Не знаю, прав ли я, но мне трудно представить себе Бабеля без Гехта, Олешу без Славина или Бондарина. Разумеется, этим я не хочу сказать о равнозначности этих очень разных литературных талантов. Я говорю об их духовном родстве, о преданности литературному делу…

Я не назвал еще многих, кого следует отнести к этой славной группе советских писателей и поэтов. Я назвал имена наиболее мне близкие.

Мне не раз приходилось слышать, что и меня относят к ним, к южанам с берегов Черного моря. Возражать не стану. Какой-то общий ветер обвевал этих людей, и я действительно чувствовал этот ветер на своих щеках.

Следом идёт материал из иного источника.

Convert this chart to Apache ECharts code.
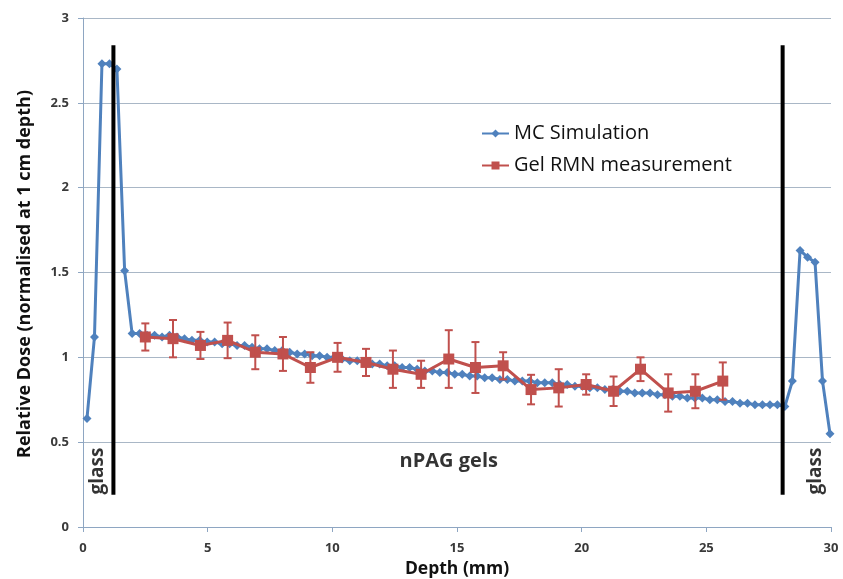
<!DOCTYPE html>
<html>
<head>
<meta charset="utf-8">
<script src="https://cdn.jsdelivr.net/npm/echarts@6/dist/echarts.min.js"></script>
<style>
  html, body { margin: 0; padding: 0; background: #fff; }
  #chart { width: 843px; height: 579px; }
</style>
</head>
<body>
<div id="chart"></div>
<script>
  // MC simulation depth (mm) and relative dose
  const mcDepth = [
    0.16, 0.46, 0.76, 1.06, 1.36, 1.67, 1.97, 2.27, 2.57, 2.87,
    3.17, 3.47, 3.77, 4.07, 4.37, 4.68, 4.98, 5.28, 5.58, 5.88,
    6.18, 6.48, 6.78, 7.08, 7.38, 7.69, 7.99, 8.29, 8.59, 8.89,
    9.19, 9.49, 9.79, 10.09, 10.39, 10.70, 11.00, 11.30, 11.60, 11.90,
    12.20, 12.50, 12.80, 13.10, 13.40, 13.71, 14.01, 14.31, 14.61, 14.91,
    15.21, 15.51, 15.81, 16.11, 16.41, 16.72, 17.02, 17.32, 17.62, 17.92,
    18.22, 18.52, 18.82, 19.12, 19.42, 19.73, 20.03, 20.33, 20.63, 20.93,
    21.23, 21.53, 21.83, 22.13, 22.43, 22.74, 23.04, 23.34, 23.64, 23.94,
    24.24, 24.54, 24.84, 25.14, 25.44, 25.75, 26.05, 26.35, 26.65, 26.95,
    27.25, 27.55, 27.85, 28.15, 28.45, 28.76, 29.06, 29.36, 29.66, 29.96
  ]
  const mcDose = [
    0.64, 1.12, 2.73, 2.73, 2.70, 1.51, 1.14, 1.14, 1.13, 1.13,
    1.12, 1.13, 1.12, 1.11, 1.10, 1.10, 1.09, 1.09, 1.08, 1.08,
    1.07, 1.07, 1.06, 1.05, 1.05, 1.04, 1.04, 1.03, 1.02, 1.02,
    1.01, 1.01, 1.00, 1.00, 0.99, 0.98, 0.98, 0.97, 0.96, 0.96,
    0.95, 0.95, 0.94, 0.94, 0.93, 0.92, 0.92, 0.91, 0.91, 0.90,
    0.90, 0.89, 0.89, 0.88, 0.88, 0.87, 0.87, 0.86, 0.86, 0.86,
    0.85, 0.85, 0.85, 0.84, 0.84, 0.83, 0.83, 0.82, 0.82, 0.81,
    0.81, 0.80, 0.80, 0.79, 0.79, 0.79, 0.78, 0.78, 0.77, 0.77,
    0.76, 0.76, 0.76, 0.75, 0.75, 0.74, 0.74, 0.73, 0.73, 0.72,
    0.72, 0.72, 0.72, 0.71, 0.86, 1.63, 1.59, 1.56, 0.86, 0.55
  ]

  // Gel RMN measurement
  const gelDepth = [2.50, 3.61, 4.71, 5.80, 6.91, 8.02, 9.12, 10.21, 11.35, 12.43, 13.56,
    14.67, 15.74, 16.85, 17.97, 19.08, 20.18, 21.28, 22.36, 23.47, 24.56, 25.66]
  const gelDose = [1.12, 1.11, 1.07, 1.10, 1.03, 1.02, 0.94, 1.00, 0.97, 0.93, 0.90,
    0.99, 0.94, 0.95, 0.81, 0.82, 0.84, 0.80, 0.93, 0.79, 0.80, 0.86]
  const gelErr = [0.08, 0.11, 0.08, 0.105, 0.10, 0.10, 0.09, 0.085, 0.08, 0.11, 0.08,
    0.17, 0.15, 0.08, 0.087, 0.11, 0.06, 0.087, 0.07, 0.11, 0.10, 0.11]

  // glass boundaries (mm) and the dose span of the black lines
  const glassEdges = [1.22, 28.06]
  const edgeSpan = [0.19, 2.84]

  // text notes placed in data space
  const notes = [
    {text: 'glass', pos: [0.6, 0.33], rotate: 90, size: 19},
    {text: 'nPAG gels', pos: [14.67, 0.39], rotate: 0, size: 20},
    {text: 'glass', pos: [29.4, 0.33], rotate: 90, size: 19}
  ]

  const FONT = 'Open Sans'
  const blue = '#4F81BD'
  const red = '#C0504D'
  const gridColor = '#a9b7c6'

  const chart = echarts.init(document.getElementById('chart'))

  const mcData = mcDepth.map((d, i) => [d, mcDose[i]])
  const gelData = gelDepth.map((d, i) => [d, gelDose[i]])
  const errData = gelDepth.map((d, i) => [d, gelDose[i] - gelErr[i], gelDose[i] + gelErr[i]])

  const edgeSeries = glassEdges.map(x => ({
    type: 'line',
    silent: true,
    symbol: 'none',
    z: 10,
    lineStyle: {color: '#000', width: 4},
    data: [[x, edgeSpan[0]], [x, edgeSpan[1]]]
  }))

  chart.setOption({
    animation: false,
    grid: {left: 83, right: 12, top: 18, bottom: 52, containLabel: false, outerBoundsMode: 'none'},
    legend: {
      orient: 'vertical',
      left: 476,
      top: 117,
      itemGap: 9,
      itemWidth: 27,
      itemHeight: 10,
      data: ['MC Simulation', 'Gel RMN measurement'],
      textStyle: {fontFamily: FONT, fontSize: 20, color: '#111', lineHeight: 23}
    },
    graphic: [{
      type: 'text',
      x: 25,
      y: 274,
      rotation: Math.PI / 2,
      style: {
        text: 'Relative Dose (normalised at 1 cm depth)',
        font: 'bold 18px "Open Sans"',
        fill: '#111',
        textAlign: 'center',
        textVerticalAlign: 'middle'
      }
    }],
    xAxis: {
      type: 'value',
      min: 0,
      max: 30,
      interval: 5,
      name: 'Depth (mm)',
      nameLocation: 'middle',
      nameGap: 33,
      nameTextStyle: {fontFamily: FONT, fontSize: 17.5, fontWeight: 'bold', color: '#111'},
      axisLine: {lineStyle: {color: '#8ea6c2', width: 1}},
      axisTick: {show: true, length: 5, lineStyle: {color: '#8ea6c2'}},
      axisLabel: {fontFamily: FONT, fontSize: 13, fontWeight: 'bold', color: '#3a3a3a', margin: 15},
      splitLine: {show: false}
    },
    yAxis: {
      type: 'value',
      min: 0,
      max: 3,
      interval: 0.5,
      axisLine: {show: true, lineStyle: {color: '#8ea6c2', width: 1}},
      axisTick: {show: true, length: 5, lineStyle: {color: '#8ea6c2'}},
      axisLabel: {fontFamily: FONT, fontSize: 13, fontWeight: 'bold', color: '#3a3a3a', margin: 14},
      splitLine: {show: true, lineStyle: {color: gridColor, width: 1}}
    },
    series: [
      {
        name: 'MC Simulation',
        type: 'line',
        data: mcData,
        color: blue,
        symbol: 'diamond',
        symbolSize: 9,
        lineStyle: {width: 3},
        z: 3
      },
      {
        name: 'Gel RMN measurement',
        type: 'line',
        data: gelData,
        color: red,
        symbol: 'rect',
        symbolSize: 11,
        lineStyle: {width: 3},
        z: 5
      },
      {
        type: 'custom',
        silent: true,
        z: 6,
        data: errData,
        renderItem(params, api) {
          const x = api.value(0)
          const lo = api.coord([x, api.value(1)])
          const hi = api.coord([x, api.value(2)])
          const cap = 4
          const style = {stroke: red, lineWidth: 2}
          return {
            type: 'group',
            children: [
              {type: 'line', shape: {x1: lo[0], y1: lo[1], x2: hi[0], y2: hi[1]}, style},
              {type: 'line', shape: {x1: lo[0] - cap, y1: lo[1], x2: lo[0] + cap, y2: lo[1]}, style},
              {type: 'line', shape: {x1: hi[0] - cap, y1: hi[1], x2: hi[0] + cap, y2: hi[1]}, style}
            ]
          }
        }
      },
      ...edgeSeries,
      {
        type: 'scatter',
        silent: true,
        symbolSize: 0,
        z: 12,
        data: notes.map(n => ({
          value: n.pos,
          label: {
            show: true,
            position: 'inside',
            formatter: n.text,
            rotate: n.rotate,
            fontFamily: FONT,
            fontSize: n.size,
            fontWeight: 'bold',
            color: '#000'
          }
        }))
      }
    ]
  })
</script>
</body>
</html>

Что же это за ветер? Почему так случилось, что за ничтожно короткое время один город дал такой литературный урожай? Конечно же, очень интересно об этом поговорить и подумать.

Ваша конференция подтверждает мою мысль».

Возвращаясь к самой истории расхождения писателя во мнениях с редколлегией ведущего «толстого» литературного журнала, следует заметить, что это никак не распространялось на читательскую аудиторию. Читатели сразу приняли повесть «Время больших ожиданий» со всеми ее достоинствами и недостатками, приняли и полюбили. Это до сих пор – одно из самых популярных и читаемых творений Константина Паустовского.

К. Г. ПАУСТОВСКОМУ [14]

26 ноября 1958 г.

Мы были очень обрадованы встречей с Вами в редакции после первого чтения «Времени больших ожиданий». Более того, мы с особым удовлетворением вспоминали и ставили в глаза и за глаза в пример некоторым молодым, да ранним Вашу исполненную достоинства скромность, готовность и способность спокойно выслушать даже и не очень приятные редакторские замечания, по-деловому заключить нелегкий разговор согласием «перепахать» еще раз рукопись, сделать все, что необходимо для беспрепятственного ее опубликования.

И нам, право, жаль, что покамест – так уж оно получилось – результаты «перепашки» оказались, мягко выражаясь, малопродуктивными. Да, Вы внесли некоторые изменения в текст повести, кое-что опустили, кое-что даже вписали, например, странички, призванные разъяснить особое положение Одессы в 20-21 гг. Так, Вы, объясняя «тишину» и, так сказать, свое право пользоваться благами этой «тишины», сообщаете, что наступила она вследствие ухода рабочей части населения города на северные фронты и в деревню от голода. Словом, ушли, нету их, нет необходимости их описывать. Согласитесь, что этот прием сходен с тем, что применяют авторы некоторых пьес, удаляя со сцены детей (к бабушке, к тетушке, в деревне и т. д.), мешающих взрослым резвиться на просторах любовной и иной проблематики.